[start of Given data]
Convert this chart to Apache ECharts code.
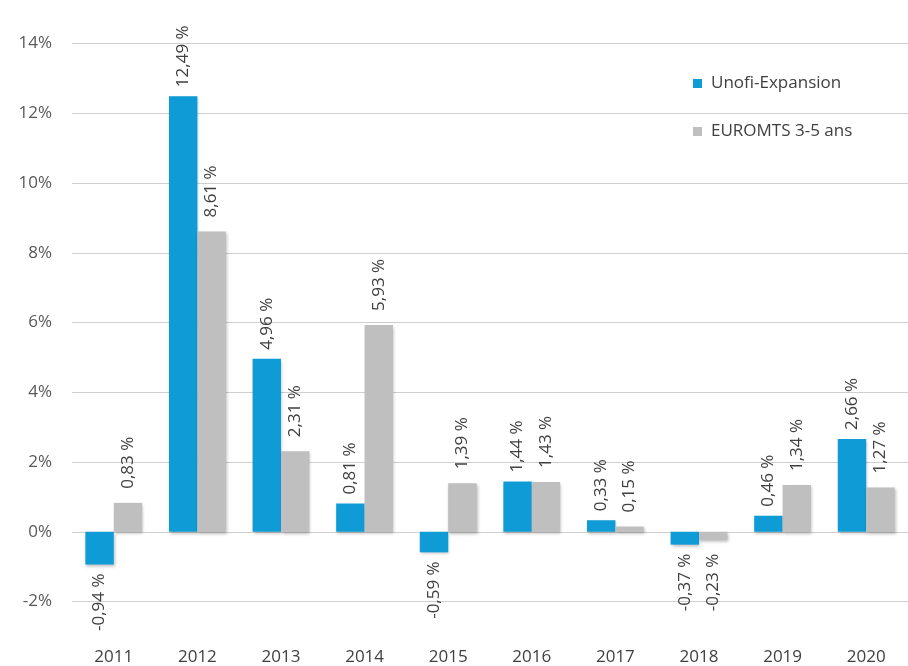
<!DOCTYPE html>
<html>
<head>
<meta charset="utf-8">
<script src="https://cdn.jsdelivr.net/npm/echarts@6/dist/echarts.min.js"></script>
<style>html,body{margin:0;padding:0;background:#fff;}#c{width:908px;height:666px;}</style>
</head>
<body>
<div id="c"></div>
<script>
const categories = ['2011','2012','2013','2014','2015','2016','2017','2018','2019','2020'];
const unofi = [-0.94, 12.49, 4.96, 0.81, -0.59, 1.44, 0.33, -0.37, 0.46, 2.66];
const euromts = [0.83, 8.61, 2.31, 5.93, 1.39, 1.43, 0.15, -0.23, 1.34, 1.27];
const yTicks = [-2, 0, 2, 4, 6, 8, 10, 12, 14];
const seriesNames = ['Unofi-Expansion', 'EUROMTS 3-5 ans'];

const FONT = 'Open Sans';
const fmt = v => v.toFixed(2).replace('.', ',') + ' %';
function items(arr) {
  return arr.map(v => ({
    value: v,
    label: v < 0
      ? { position: 'bottom', align: 'right' }
      : { position: 'top', align: 'left' }
  }));
}
function labelBase(dist) {
  return {
    show: true, rotate: 90, distance: dist, verticalAlign: 'middle',
    fontFamily: FONT, fontSize: 17, color: '#404040',
    formatter: p => fmt(p.value)
  };
}
const shadow = { shadowBlur: 3, shadowColor: 'rgba(0,0,0,0.25)', shadowOffsetX: 1, shadowOffsetY: 2 };

const chart = echarts.init(document.getElementById('c'));
chart.setOption({
  animation: false,
  backgroundColor: '#fff',
  grid: { left: 72, top: 43.5, right: -11, bottom: 64.5, containLabel: false },
  legend: {
    orient: 'vertical', left: 688, top: 70,
    itemWidth: 9, itemHeight: 9, itemGap: 31,
    icon: 'rect',
    textStyle: { fontFamily: FONT, fontSize: 17, color: '#404040', padding: [0, 0, 0, 4] },
    data: seriesNames
  },
  xAxis: {
    type: 'category', data: categories,
    axisLine: { show: false, onZero: false }, axisTick: { show: false },
    axisLabel: { margin: 47, fontFamily: FONT, fontSize: 17, color: '#404040' }
  },
  yAxis: {
    type: 'value', min: yTicks[0], max: yTicks[yTicks.length - 1], interval: 2,
    axisLine: { show: false }, axisTick: { show: false },
    axisLabel: { margin: 20, fontFamily: FONT, fontSize: 17, color: '#595959', formatter: '{value}%' },
    splitLine: { lineStyle: { color: '#CFCFCF', width: 1 } }
  },
  series: [
    { name: seriesNames[0], type: 'bar', data: items(unofi), barGap: '0%', barCategoryGap: '32%',
      itemStyle: Object.assign({ color: '#0E9BD6' }, shadow), label: labelBase(9) },
    { name: seriesNames[1], type: 'bar', data: items(euromts), barGap: '0%', barCategoryGap: '32%',
      itemStyle: Object.assign({ color: '#BFBFBF' }, shadow), label: labelBase(14) }
  ]
});
</script>
</body>
</html>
[end of Given data]
Restate the data above word for word. Do not include the images.

### Task output
Convert this chart to Apache ECharts code.
<!DOCTYPE html>
<html>
<head>
<meta charset="utf-8">
<script src="https://cdn.jsdelivr.net/npm/echarts@6/dist/echarts.min.js"></script>
<style>html,body{margin:0;padding:0;background:#fff;}#c{width:908px;height:666px;}</style>
</head>
<body>
<div id="c"></div>
<script>
const categories = ['2011','2012','2013','2014','2015','2016','2017','2018','2019','2020'];
const unofi = [-0.94, 12.49, 4.96, 0.81, -0.59, 1.44, 0.33, -0.37, 0.46, 2.66];
const euromts = [0.83, 8.61, 2.31, 5.93, 1.39, 1.43, 0.15, -0.23, 1.34, 1.27];
const yTicks = [-2, 0, 2, 4, 6, 8, 10, 12, 14];
const seriesNames = ['Unofi-Expansion', 'EUROMTS 3-5 ans'];

const FONT = 'Open Sans';
const fmt = v => v.toFixed(2).replace('.', ',') + ' %';
function items(arr) {
  return arr.map(v => ({
    value: v,
    label: v < 0
      ? { position: 'bottom', align: 'right' }
      : { position: 'top', align: 'left' }
  }));
}
function labelBase(dist) {
  return {
    show: true, rotate: 90, distance: dist, verticalAlign: 'middle',
    fontFamily: FONT, fontSize: 17, color: '#404040',
    formatter: p => fmt(p.value)
  };
}
const shadow = { shadowBlur: 3, shadowColor: 'rgba(0,0,0,0.25)', shadowOffsetX: 1, shadowOffsetY: 2 };

const chart = echarts.init(document.getElementById('c'));
chart.setOption({
  animation: false,
  backgroundColor: '#fff',
  grid: { left: 72, top: 43.5, right: -11, bottom: 64.5, containLabel: false },
  legend: {
    orient: 'vertical', left: 688, top: 70,
    itemWidth: 9, itemHeight: 9, itemGap: 31,
    icon: 'rect',
    textStyle: { fontFamily: FONT, fontSize: 17, color: '#404040', padding: [0, 0, 0, 4] },
    data: seriesNames
  },
  xAxis: {
    type: 'category', data: categories,
    axisLine: { show: false, onZero: false }, axisTick: { show: false },
    axisLabel: { margin: 47, fontFamily: FONT, fontSize: 17, color: '#404040' }
  },
  yAxis: {
    type: 'value', min: yTicks[0], max: yTicks[yTicks.length - 1], interval: 2,
    axisLine: { show: false }, axisTick: { show: false },
    axisLabel: { margin: 20, fontFamily: FONT, fontSize: 17, color: '#595959', formatter: '{value}%' },
    splitLine: { lineStyle: { color: '#CFCFCF', width: 1 } }
  },
  series: [
    { name: seriesNames[0], type: 'bar', data: items(unofi), barGap: '0%', barCategoryGap: '32%',
      itemStyle: Object.assign({ color: '#0E9BD6' }, shadow), label: labelBase(9) },
    { name: seriesNames[1], type: 'bar', data: items(euromts), barGap: '0%', barCategoryGap: '32%',
      itemStyle: Object.assign({ color: '#BFBFBF' }, shadow), label: labelBase(14) }
  ]
});
</script>
</body>
</html>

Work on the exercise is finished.